The last time the national unemployment rate was this low Philip Roth’s “Portnoy’s Complaint” and Mario Puzzo’s “The Godfather” were the number one and two hottest selling books of the year, Peter Paul and Mary’s “Leaving On a Jet Plane,” probably on a 747–which made its first passenger flight that month–was the number one song (Nixon was president, after all), the first draft lottery was held to feed an eventual half million draftees to the Vietnam killing fields (18,000 of the 58,000 Americans killed were draftees) and CBS aired “Frosty the Snowman.”
It was December 1969, almost 50 years ago. The unemployment rate was 3.5 percent, as it had been the previous month, though it would never be that low again–until April 2019: it never went below 5.3 percent during the Reagan years, and even the boom of the late Clinton years didn’t make it lower than 3.9 percent. President Trump gloated on Twitter this morning: “We can all agree that AMERICA is now #1.” (Actually, Japan, Germany, Switzerland, Iceland and the Czech Republic, to name a few, all have unemployment rates lower than that of the United States.)
The economy added 263,000 net jobs in April, reducing the number of unemployed people to 5.8 million.
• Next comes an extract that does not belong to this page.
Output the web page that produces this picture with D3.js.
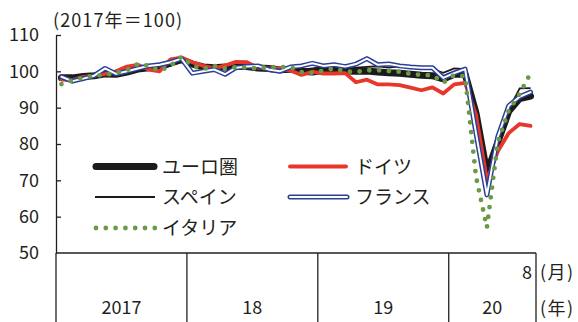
<!DOCTYPE html>
<html><head><meta charset="utf-8">
<script src="https://cdn.jsdelivr.net/npm/d3@7"></script>
<style>
html,body{margin:0;padding:0;background:#fff;}
svg{display:block;font-family:"Noto Sans CJK JP","Noto Sans",sans-serif;}
</style></head><body>
<svg id="chart" width="578" height="322"></svg>
<script>
// Industrial production index, 2017 = 100, monthly Jan 2017 – Aug 2020
const months = [
  "2017-01","2017-02","2017-03","2017-04","2017-05","2017-06","2017-07","2017-08","2017-09","2017-10","2017-11","2017-12",
  "2018-01","2018-02","2018-03","2018-04","2018-05","2018-06","2018-07","2018-08","2018-09","2018-10","2018-11","2018-12",
  "2019-01","2019-02","2019-03","2019-04","2019-05","2019-06","2019-07","2019-08","2019-09","2019-10","2019-11","2019-12",
  "2020-01","2020-02","2020-03","2020-04","2020-05","2020-06","2020-07","2020-08"
];
const euroArea = [
  98.2, 98.2, 98.6, 98.8, 99.3, 99.2, 99.8, 100.6, 101.0, 101.2, 102.3, 103.2,
  102.0, 101.2, 101.0, 101.2, 101.3, 101.3, 100.9, 100.8, 100.4, 100.6, 100.0, 99.8,
  100.3, 100.4, 100.1, 100.0, 100.1, 99.8, 99.6, 99.5, 99.2, 98.9, 98.8, 97.9,
  99.2, 99.3, 88.5, 72.0, 80.5, 89.0, 92.5, 93.2
];
const germany = [
  97.8, 97.6, 98.5, 98.8, 99.3, 100.0, 101.3, 101.8, 100.5, 100.0, 103.3, 103.8,
  102.5, 101.5, 100.8, 101.6, 102.6, 102.5, 101.0, 100.8, 100.8, 100.2, 99.0, 99.9,
  99.4, 99.4, 99.5, 97.0, 97.7, 96.4, 96.4, 96.2, 95.5, 94.8, 95.6, 93.9,
  96.4, 96.8, 88.0, 70.0, 78.0, 83.0, 85.5, 85.0
];
const spain = [
  97.8, 98.0, 98.6, 98.7, 99.4, 99.8, 99.8, 100.5, 100.6, 100.8, 101.5, 102.6,
  101.8, 101.0, 101.3, 101.2, 101.2, 101.0, 101.3, 101.0, 100.6, 100.8, 100.4, 100.8,
  101.2, 101.0, 100.6, 101.0, 101.2, 101.4, 101.0, 101.4, 101.0, 100.8, 100.6, 99.6,
  100.8, 100.6, 88.0, 67.5, 80.0, 89.5, 95.3, 95.4
];
const france = [
  98.5, 97.3, 98.0, 98.8, 100.8, 99.3, 100.0, 100.8, 101.5, 101.8, 102.5, 103.5,
  99.5, 100.0, 100.5, 99.2, 101.0, 101.3, 101.5, 100.5, 100.0, 101.2, 101.5, 102.2,
  101.5, 101.8, 101.3, 102.0, 103.5, 101.8, 102.0, 101.5, 101.2, 101.0, 101.0, 98.2,
  99.5, 100.6, 83.0, 66.0, 82.0, 90.5, 93.0, 94.3
];
const italy = [
  96.5, 97.5, 98.3, 98.8, 99.0, 99.6, 100.3, 102.0, 101.5, 100.2, 101.5, 104.0,
  101.5, 100.6, 101.5, 100.8, 101.1, 101.0, 100.8, 101.2, 101.1, 101.2, 99.8, 99.6,
  100.2, 100.8, 100.0, 99.8, 100.3, 100.3, 100.1, 99.9, 99.3, 99.0, 98.9, 96.9,
  99.0, 98.6, 71.0, 57.0, 80.5, 89.2, 93.8, 99.5
];
const seriesNames = ["ユーロ圏", "ドイツ", "スペイン", "フランス", "イタリア"];
const yTicks = [50, 60, 70, 80, 90, 100, 110];
const yearLabels = ["2017", "18", "19", "20"];
const yearStartIndex = [0, 12, 24, 36];
const lastMonthLabel = "8";
const unitLabel = "(2017年＝100)";

const ink = "#231f20";
const svg = d3.select("#chart");

const x = d3.scaleLinear().domain([0, months.length]).range([56, 536]);
const y = d3.scaleLinear().domain([50, 110]).range([253, 35]);
const line = d3.line().x((d, i) => x(i + 0.5)).y(d => y(d));

// y axis: ticks point into the plot, labels on the left
const yAxis = d3.axisLeft(y).tickValues(yTicks).tickSize(-5).tickSizeOuter(0).tickPadding(17);
const gy = svg.append("g").attr("transform", "translate(56,0)").call(yAxis);
gy.select(".domain").attr("stroke", ink).attr("stroke-width", 1.3);
gy.selectAll(".tick line").attr("stroke", ink).attr("stroke-width", 1.3);
gy.selectAll(".tick text").attr("fill", ink).attr("font-size", 18)
  .attr("font-family", "'Noto Sans CJK JP', sans-serif");
gy.selectAll(".tick").filter(d => d === 50).select("line").remove();

// baseline and year dividers
svg.append("line").attr("x1", x(0)).attr("x2", x(months.length))
  .attr("y1", y(50)).attr("y2", y(50)).attr("stroke", ink).attr("stroke-width", 1.3);
const dividers = yearStartIndex.concat([months.length]);
svg.selectAll(".divider").data(dividers).join("line").attr("class", "divider")
  .attr("x1", d => x(d)).attr("x2", d => x(d))
  .attr("y1", y(50)).attr("y2", 322).attr("stroke", ink).attr("stroke-width", 1.3);

svg.selectAll(".year").data(yearLabels).join("text").attr("class", "year")
  .attr("x", (d, i) => (x(yearStartIndex[i]) + x(dividers[i + 1])) / 2)
  .attr("y", 314).attr("text-anchor", "middle").attr("font-size", 18).attr("fill", ink)
  .text(d => d);
svg.append("text").attr("x", x(months.length) - 4).attr("y", 279).attr("text-anchor", "end")
  .attr("font-size", 18).attr("fill", ink).text(lastMonthLabel);
svg.append("text").attr("x", 540).attr("y", 279).attr("font-size", 18).attr("letter-spacing", 1.5)
  .attr("fill", ink).text("(月)");
svg.append("text").attr("x", 540).attr("y", 315).attr("font-size", 18).attr("letter-spacing", 1.5)
  .attr("fill", ink).text("(年)");
svg.append("text").attr("x", 53).attr("y", 27).attr("font-size", 18).attr("letter-spacing", 1.1)
  .attr("fill", ink).text(unitLabel);

// series styles
const red = "#e8372a", blue = "#2c3f98", green = "#6b9a45";
function drawSeries(g, values, kind, pathFn) {
  const d = pathFn(values);
  if (kind === "euro") {
    g.append("path").attr("d", d).attr("fill", "none").attr("stroke", "#1c1a1b")
      .attr("stroke-width", 7).attr("stroke-linejoin", "round").attr("stroke-linecap", "round");
  } else if (kind === "spain") {
    g.append("path").attr("d", d).attr("fill", "none").attr("stroke", "#1c1a1b")
      .attr("stroke-width", 1.8).attr("stroke-linejoin", "miter");
  } else if (kind === "germany") {
    g.append("path").attr("d", d).attr("fill", "none").attr("stroke", red)
      .attr("stroke-width", 3.8).attr("stroke-linejoin", "round").attr("stroke-linecap", "round");
  } else if (kind === "france") {
    g.append("path").attr("d", d).attr("fill", "none").attr("stroke", blue)
      .attr("stroke-width", 5).attr("stroke-linejoin", "round").attr("stroke-linecap", "round");
    g.append("path").attr("d", d).attr("fill", "none").attr("stroke", "#fff")
      .attr("stroke-width", 2).attr("stroke-linejoin", "round").attr("stroke-linecap", "round");
  } else if (kind === "italy") {
    g.append("path").attr("d", d).attr("fill", "none").attr("stroke", green)
      .attr("stroke-width", 4.8).attr("stroke-linecap", "round").attr("stroke-dasharray", "0 9.8");
  }
}

const series = [
  { values: euroArea, kind: "euro" },
  { values: spain, kind: "spain" },
  { values: germany, kind: "germany" },
  { values: france, kind: "france" },
  { values: italy, kind: "italy" }
];
const plot = svg.append("g");
series.forEach(s => drawSeries(plot, s.values, s.kind, line));

// legend
const legendItems = [
  { name: seriesNames[0], kind: "euro", x0: 96, x1: 154, ly: 166.5 },
  { name: seriesNames[1], kind: "germany", x0: 290, x1: 346, ly: 166.5 },
  { name: seriesNames[2], kind: "spain", x0: 95, x1: 155, ly: 197 },
  { name: seriesNames[3], kind: "france", x0: 290, x1: 347, ly: 197 },
  { name: seriesNames[4], kind: "italy", x0: 96, x1: 156, ly: 228 }
];
const legend = svg.append("g");
const straight = pts => d3.line()(pts);
legendItems.forEach(it => {
  const g = legend.append("g");
  const pts = [[it.x0, it.ly], [it.x1, it.ly]];
  drawSeries(g, null, it.kind, () => straight(pts));
  g.append("text").attr("x", it.kind === "germany" || it.kind === "france" ? 355 : 162)
    .attr("y", it.ly + 7).attr("font-size", 19).attr("fill", ink).text(it.name);
});
</script>
</body></html>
There were 7.1 million job openings on the last business day of February, half a million openings fewer than the previous month, but still a number well ahead of the total number of unemployed persons. In one of the very few clouds in the month’s jobs report, openings decreased in a number of industries, with the largest decreases in accommodation and food services (-103,000), real estate and rental and leasing (-72,000), and transportation, warehousing, and utilities (-66,000). The number of job openings fell in the Northeast, South, and Midwest regions.
The number of people working part-time for economic reasons–that is, because they could not find full-time work or because their hours were cut back–totaled 4.7 million, an increase over March and February, but the number is roughly half where it was in 2009, as the nation was pulling out of the Great Recession.
Industries picking up jobs include construction (33,000), health care (27,000), social assistance (26,000), financial activities (12,000) and manufacturing (4,000). Retail lost 12,000 jobs.
Wages again increased: In April, average hourly earnings for all employees on private nonfarm payrolls rose by 6 cents to $27.77. Over the year, average hourly earnings have increased by 3.2 percent, well exceeding the 1.6 percent rate of inflation, which means that the difference lifts the net standard of living. The year-over-year average hourly earnings have grown at or exceeded 3.0% for nine straight months. Wage growth has not risen this fast since 2009,” U.S. Secretary of Labor Alexander Acosta said in a statement.
“For 14 consecutive months, the unemployment rate has remained at or below 4.0% and this month included widespread good news: the unemployment rate reached record lows for Hispanic-Americans, Americans with disabilities, and Gulf War II veterans, and matched record lows for Asian Americans and all veterans,” he said.
“Because this is 2019 and everything immediately devolves into partisan warfare, these good results are immediately seized upon by Trump partisans who view the good news as a result of the president’s policies, and by opponents who give credit to the already-improving economy that President Obama handed over in January 2017,” The Time reported this morning. “There is truth in both. The job market had already been improving for years when President Trump took office, and its performance since then has been more continuation of the trend than an abrupt upturn.”
The unemployment rate has gone below its 1969 rate: in late 1952, and most of 1953, it was below 3 percent, bottoming out at 2.5 percent in June 1953, still the post-war low (and Japan’s current rate). The lowest unemployment in the West today is the Czech Republic’s 2 percent, followed by Switzerland at 2.4 percent.